> _DATA FOR THIS TASK_
━━━━━━━━

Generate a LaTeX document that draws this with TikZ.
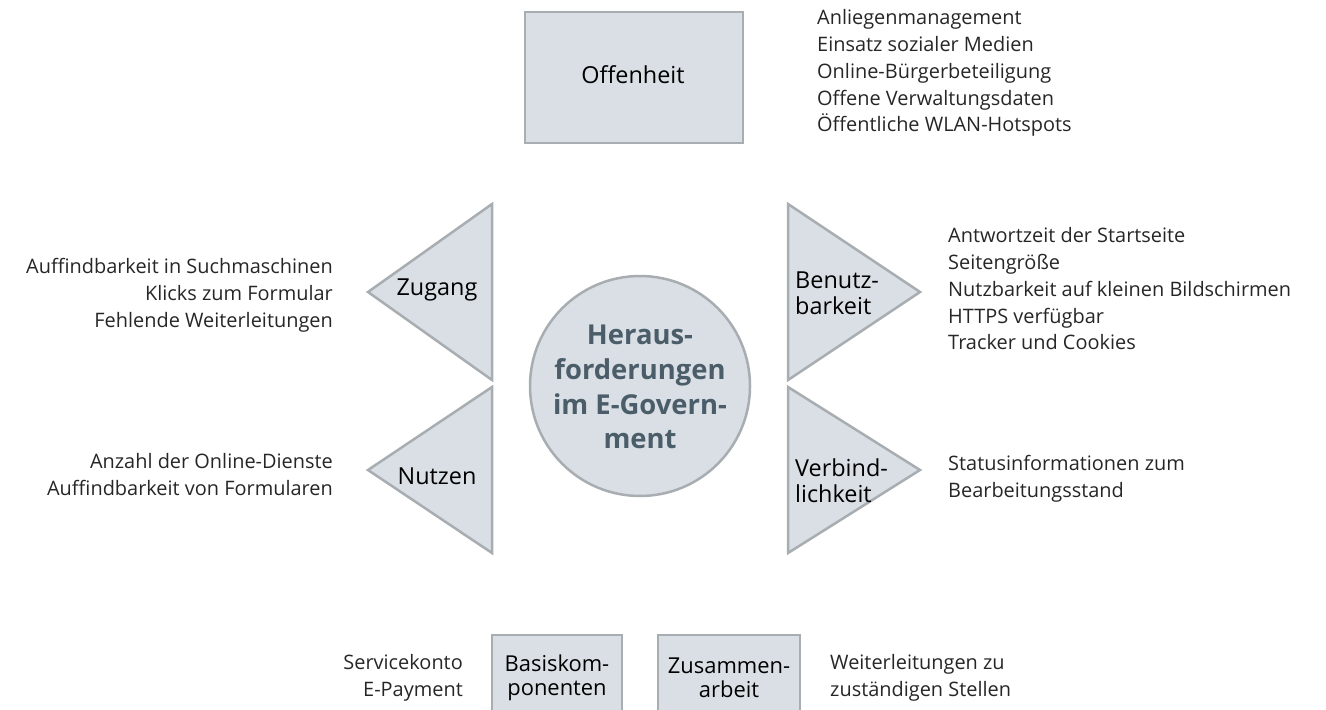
\documentclass[tikz,border=0pt]{standalone}
\usepackage{fontspec}
\setmainfont{Open Sans}
\definecolor{panelfill}{HTML}{D9DFE5}
\definecolor{panelline}{HTML}{A7ADB1}
\definecolor{slate}{HTML}{4A5D69}
\tikzset{
    panel/.style={draw=panelline, fill=panelfill, line width=2.5bp, line join=miter},
    boxtext/.style={font=\fontsize{23.5}{26}\selectfont, align=center, inner sep=0pt},
    smallbox/.style={font=\fontsize{22}{24}\selectfont, align=center, inner sep=0pt},
    items/.style={font=\fontsize{20}{27}\selectfont, text=black!85, inner sep=0pt},
}
\begin{document}
\begin{tikzpicture}[x=1bp,y=-1bp]
    \useasboundingbox (0,0) rectangle (1326,709);

    \draw[panel] (525,12) rectangle (743,143);
    \node[boxtext] (offenheit) at (633,75) {Offenheit};
    \node[items, anchor=north west, align=left] (offenlist) at (817,9) {Anliegenmanagement\\Einsatz sozialer Medien\\Online-Bürgerbeteiligung\\Offene Verwaltungsdaten\\Öffentliche WLAN-Hotspots};

    \draw[panel] (492,204) -- (492,380) -- (368,292) -- cycle;
    \node[boxtext] (zugang) at (437,290) {Zugang};
    \node[items, anchor=north east, align=right] (zuganglist) at (333,258) {Auffindbarkeit in Suchmaschinen\\Klicks zum Formular\\Fehlende Weiterleitungen};

    \draw[panel] (492,387) -- (492,553) -- (368,470) -- cycle;
    \node[boxtext] (nutzen) at (437,476) {Nutzen};
    \node[items, anchor=north east, align=right] (nutzenlist) at (333,453) {Anzahl der Online-Dienste\\Auffindbarkeit von Formularen};

    \draw[panel] (788,204) -- (788,380) -- (920,292) -- cycle;
    \node[boxtext, anchor=west, align=left] (benutz) at (795,293) {Benutz-\\barkeit};
    \node[items, anchor=north west, align=left] (benutzlist) at (948,227) {Antwortzeit der Startseite\\Seitengröße\\Nutzbarkeit auf kleinen Bildschirmen\\HTTPS verfügbar\\Tracker und Cookies};

    \draw[panel] (788,387) -- (788,553) -- (920,470) -- cycle;
    \node[boxtext, anchor=west, align=left] (verbind) at (795,481) {Verbind-\\lichkeit};
    \node[items, anchor=north west, align=left] (verbindlist) at (948,455) {Statusinformationen zum\\Bearbeitungsstand};

    \draw[panel] (640,386) circle (110);
    \node[font=\fontsize{27.5}{35}\selectfont\bfseries, text=slate, align=center, inner sep=0pt] (center) at (640,387) {Heraus-\\forderungen\\im E-Govern-\\ment};

    \draw[panel] (492,635) rectangle (622,720);
    \node[smallbox] (basis) at (557,678) {Basiskom-\\ponenten};
    \node[items, anchor=north east, align=right] (basislist) at (463,654) {Servicekonto\\E-Payment};

    \draw[panel] (658,635) rectangle (800,720);
    \node[smallbox] (zusammen) at (729,678) {Zusammen-\\arbeit};
    \node[items, anchor=north west, align=left] (zusammenlist) at (830,654) {Weiterleitungen zu\\zuständigen Stellen};
\end{tikzpicture}
\end{document}
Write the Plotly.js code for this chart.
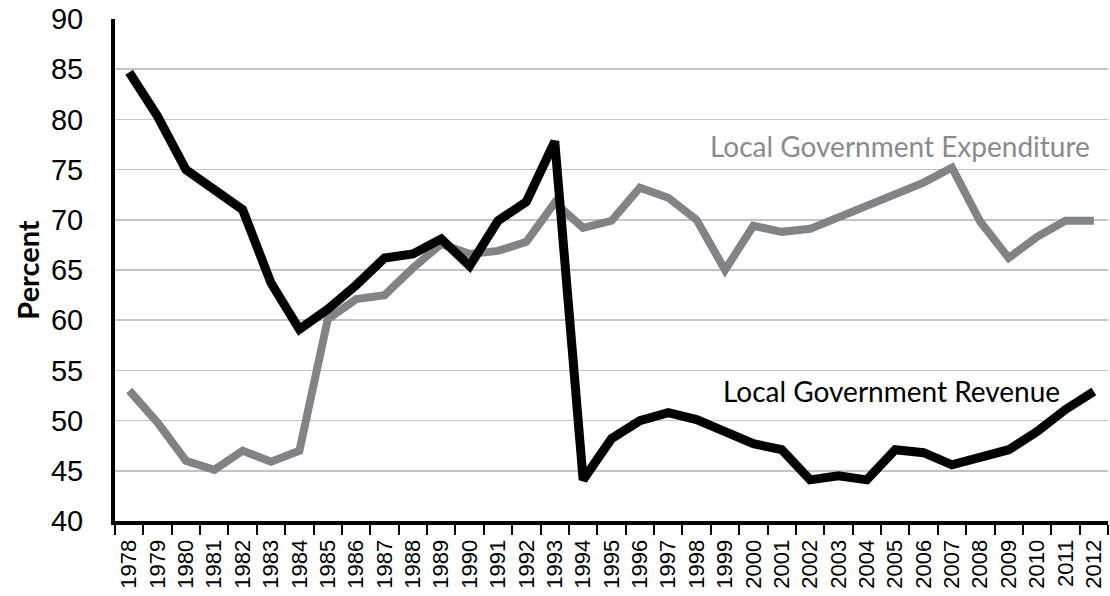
<!DOCTYPE html>
<html>
<head>
<meta charset="utf-8">
<script src="https://cdn.plot.ly/plotly-3.0.1.min.js"></script>
<style>html,body{margin:0;padding:0;background:#fff;}#chart{width:1110px;height:596px;}</style>
</head>
<body>
<div id="chart"></div>
<script>
const years = ["1978","1979","1980","1981","1982","1983","1984","1985","1986","1987","1988","1989","1990","1991","1992","1993","1994","1995","1996","1997","1998","1999","2000","2001","2002","2003","2004","2005","2006","2007","2008","2009","2010","2011","2012"];
const revenue = [84.7,80.3,75.0,73.1,71.0,63.7,59.1,61.1,63.5,66.2,66.6,68.1,65.4,69.9,71.8,77.8,44.1,48.2,50.0,50.8,50.1,48.9,47.7,47.1,44.1,44.5,44.1,47.1,46.8,45.6,46.3,47.1,48.9,51.1,52.9];
const expenditure = [53.0,49.8,46.0,45.1,47.0,45.9,47.0,60.1,62.1,62.5,65.2,67.6,66.6,66.9,67.8,71.7,69.2,69.9,73.2,72.2,70.0,65.0,69.4,68.8,69.1,70.2,71.4,72.5,73.7,75.2,69.8,66.2,68.3,69.9,69.9];
const yTicks = [40,45,50,55,60,65,70,75,80,85,90];
const labelExp = "Local Government Expenditure";
const labelRev = "Local Government Revenue";

const tickFamily = "'Liberation Sans', Arial, sans-serif";
const data = [
  {x: years, y: expenditure, type: "scatter", mode: "lines", line: {color: "#828386", width: 8, shape: "linear"}, hoverinfo: "skip"},
  {x: years, y: revenue, type: "scatter", mode: "lines", line: {color: "#000000", width: 9, shape: "linear"}, hoverinfo: "skip"}
];
const layout = {
  width: 1110, height: 596,
  margin: {l: 115, r: 2, t: 19, b: 75},
  paper_bgcolor: "#fff", plot_bgcolor: "#fff",
  showlegend: false,
  font: {family: "Lato, 'Open Sans', sans-serif", color: "#000"},
  xaxis: {
    type: "category", range: [-0.5, 34.5],
    tickson: "boundaries", ticks: "outside", ticklen: 10, tickwidth: 2, tickcolor: "#000",
    tickangle: -90, tickfont: {size: 22, color: "#000", family: tickFamily}, ticklabelstandoff: 6,
    showline: true, linecolor: "#000", linewidth: 4,
    showgrid: false, zeroline: false, fixedrange: true
  },
  yaxis: {
    range: [40, 90], tickvals: yTicks, ticktext: yTicks.map(String),
    tickfont: {size: 29, color: "#000", family: tickFamily}, ticks: "", ticklabelstandoff: 22,
    showline: true, linecolor: "#000", linewidth: 4,
    showgrid: true, gridcolor: "#c3c3c3", gridwidth: 1.5, zeroline: false,
    title: {text: "<b>Percent</b>", font: {size: 29, color: "#000"}, standoff: 4},
    fixedrange: true
  },
  annotations: [
    {xref: "paper", yref: "y", x: 0.984, y: 77.4, xanchor: "right", yanchor: "middle", text: labelExp, showarrow: false, font: {size: 28, color: "#8a8b8e"}},
    {xref: "paper", yref: "y", x: 0.954, y: 52.9, xanchor: "right", yanchor: "middle", text: labelRev, showarrow: false, font: {size: 28, color: "#000"}}
  ]
};
Plotly.newPlot("chart", data, layout, {staticPlot: true, displayModeBar: false});
</script>
</body>
</html>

━━━━━━━━

> _WHAT YOU NEED TO DO_
Every entry above should be duplicated exactly. Do not include the images.

> _RESULT BELOW_
Generate a LaTeX document that draws this with TikZ.
\documentclass[tikz,border=0pt]{standalone}
\usepackage{fontspec}
\setmainfont{Open Sans}
\definecolor{panelfill}{HTML}{D9DFE5}
\definecolor{panelline}{HTML}{A7ADB1}
\definecolor{slate}{HTML}{4A5D69}
\tikzset{
    panel/.style={draw=panelline, fill=panelfill, line width=2.5bp, line join=miter},
    boxtext/.style={font=\fontsize{23.5}{26}\selectfont, align=center, inner sep=0pt},
    smallbox/.style={font=\fontsize{22}{24}\selectfont, align=center, inner sep=0pt},
    items/.style={font=\fontsize{20}{27}\selectfont, text=black!85, inner sep=0pt},
}
\begin{document}
\begin{tikzpicture}[x=1bp,y=-1bp]
    \useasboundingbox (0,0) rectangle (1326,709);

    \draw[panel] (525,12) rectangle (743,143);
    \node[boxtext] (offenheit) at (633,75) {Offenheit};
    \node[items, anchor=north west, align=left] (offenlist) at (817,9) {Anliegenmanagement\\Einsatz sozialer Medien\\Online-Bürgerbeteiligung\\Offene Verwaltungsdaten\\Öffentliche WLAN-Hotspots};

    \draw[panel] (492,204) -- (492,380) -- (368,292) -- cycle;
    \node[boxtext] (zugang) at (437,290) {Zugang};
    \node[items, anchor=north east, align=right] (zuganglist) at (333,258) {Auffindbarkeit in Suchmaschinen\\Klicks zum Formular\\Fehlende Weiterleitungen};

    \draw[panel] (492,387) -- (492,553) -- (368,470) -- cycle;
    \node[boxtext] (nutzen) at (437,476) {Nutzen};
    \node[items, anchor=north east, align=right] (nutzenlist) at (333,453) {Anzahl der Online-Dienste\\Auffindbarkeit von Formularen};

    \draw[panel] (788,204) -- (788,380) -- (920,292) -- cycle;
    \node[boxtext, anchor=west, align=left] (benutz) at (795,293) {Benutz-\\barkeit};
    \node[items, anchor=north west, align=left] (benutzlist) at (948,227) {Antwortzeit der Startseite\\Seitengröße\\Nutzbarkeit auf kleinen Bildschirmen\\HTTPS verfügbar\\Tracker und Cookies};

    \draw[panel] (788,387) -- (788,553) -- (920,470) -- cycle;
    \node[boxtext, anchor=west, align=left] (verbind) at (795,481) {Verbind-\\lichkeit};
    \node[items, anchor=north west, align=left] (verbindlist) at (948,455) {Statusinformationen zum\\Bearbeitungsstand};

    \draw[panel] (640,386) circle (110);
    \node[font=\fontsize{27.5}{35}\selectfont\bfseries, text=slate, align=center, inner sep=0pt] (center) at (640,387) {Heraus-\\forderungen\\im E-Govern-\\ment};

    \draw[panel] (492,635) rectangle (622,720);
    \node[smallbox] (basis) at (557,678) {Basiskom-\\ponenten};
    \node[items, anchor=north east, align=right] (basislist) at (463,654) {Servicekonto\\E-Payment};

    \draw[panel] (658,635) rectangle (800,720);
    \node[smallbox] (zusammen) at (729,678) {Zusammen-\\arbeit};
    \node[items, anchor=north west, align=left] (zusammenlist) at (830,654) {Weiterleitungen zu\\zuständigen Stellen};
\end{tikzpicture}
\end{document}
Write the Plotly.js code for this chart.
<!DOCTYPE html>
<html>
<head>
<meta charset="utf-8">
<script src="https://cdn.plot.ly/plotly-3.0.1.min.js"></script>
<style>html,body{margin:0;padding:0;background:#fff;}#chart{width:1110px;height:596px;}</style>
</head>
<body>
<div id="chart"></div>
<script>
const years = ["1978","1979","1980","1981","1982","1983","1984","1985","1986","1987","1988","1989","1990","1991","1992","1993","1994","1995","1996","1997","1998","1999","2000","2001","2002","2003","2004","2005","2006","2007","2008","2009","2010","2011","2012"];
const revenue = [84.7,80.3,75.0,73.1,71.0,63.7,59.1,61.1,63.5,66.2,66.6,68.1,65.4,69.9,71.8,77.8,44.1,48.2,50.0,50.8,50.1,48.9,47.7,47.1,44.1,44.5,44.1,47.1,46.8,45.6,46.3,47.1,48.9,51.1,52.9];
const expenditure = [53.0,49.8,46.0,45.1,47.0,45.9,47.0,60.1,62.1,62.5,65.2,67.6,66.6,66.9,67.8,71.7,69.2,69.9,73.2,72.2,70.0,65.0,69.4,68.8,69.1,70.2,71.4,72.5,73.7,75.2,69.8,66.2,68.3,69.9,69.9];
const yTicks = [40,45,50,55,60,65,70,75,80,85,90];
const labelExp = "Local Government Expenditure";
const labelRev = "Local Government Revenue";

const tickFamily = "'Liberation Sans', Arial, sans-serif";
const data = [
  {x: years, y: expenditure, type: "scatter", mode: "lines", line: {color: "#828386", width: 8, shape: "linear"}, hoverinfo: "skip"},
  {x: years, y: revenue, type: "scatter", mode: "lines", line: {color: "#000000", width: 9, shape: "linear"}, hoverinfo: "skip"}
];
const layout = {
  width: 1110, height: 596,
  margin: {l: 115, r: 2, t: 19, b: 75},
  paper_bgcolor: "#fff", plot_bgcolor: "#fff",
  showlegend: false,
  font: {family: "Lato, 'Open Sans', sans-serif", color: "#000"},
  xaxis: {
    type: "category", range: [-0.5, 34.5],
    tickson: "boundaries", ticks: "outside", ticklen: 10, tickwidth: 2, tickcolor: "#000",
    tickangle: -90, tickfont: {size: 22, color: "#000", family: tickFamily}, ticklabelstandoff: 6,
    showline: true, linecolor: "#000", linewidth: 4,
    showgrid: false, zeroline: false, fixedrange: true
  },
  yaxis: {
    range: [40, 90], tickvals: yTicks, ticktext: yTicks.map(String),
    tickfont: {size: 29, color: "#000", family: tickFamily}, ticks: "", ticklabelstandoff: 22,
    showline: true, linecolor: "#000", linewidth: 4,
    showgrid: true, gridcolor: "#c3c3c3", gridwidth: 1.5, zeroline: false,
    title: {text: "<b>Percent</b>", font: {size: 29, color: "#000"}, standoff: 4},
    fixedrange: true
  },
  annotations: [
    {xref: "paper", yref: "y", x: 0.984, y: 77.4, xanchor: "right", yanchor: "middle", text: labelExp, showarrow: false, font: {size: 28, color: "#8a8b8e"}},
    {xref: "paper", yref: "y", x: 0.954, y: 52.9, xanchor: "right", yanchor: "middle", text: labelRev, showarrow: false, font: {size: 28, color: "#000"}}
  ]
};
Plotly.newPlot("chart", data, layout, {staticPlot: true, displayModeBar: false});
</script>
</body>
</html>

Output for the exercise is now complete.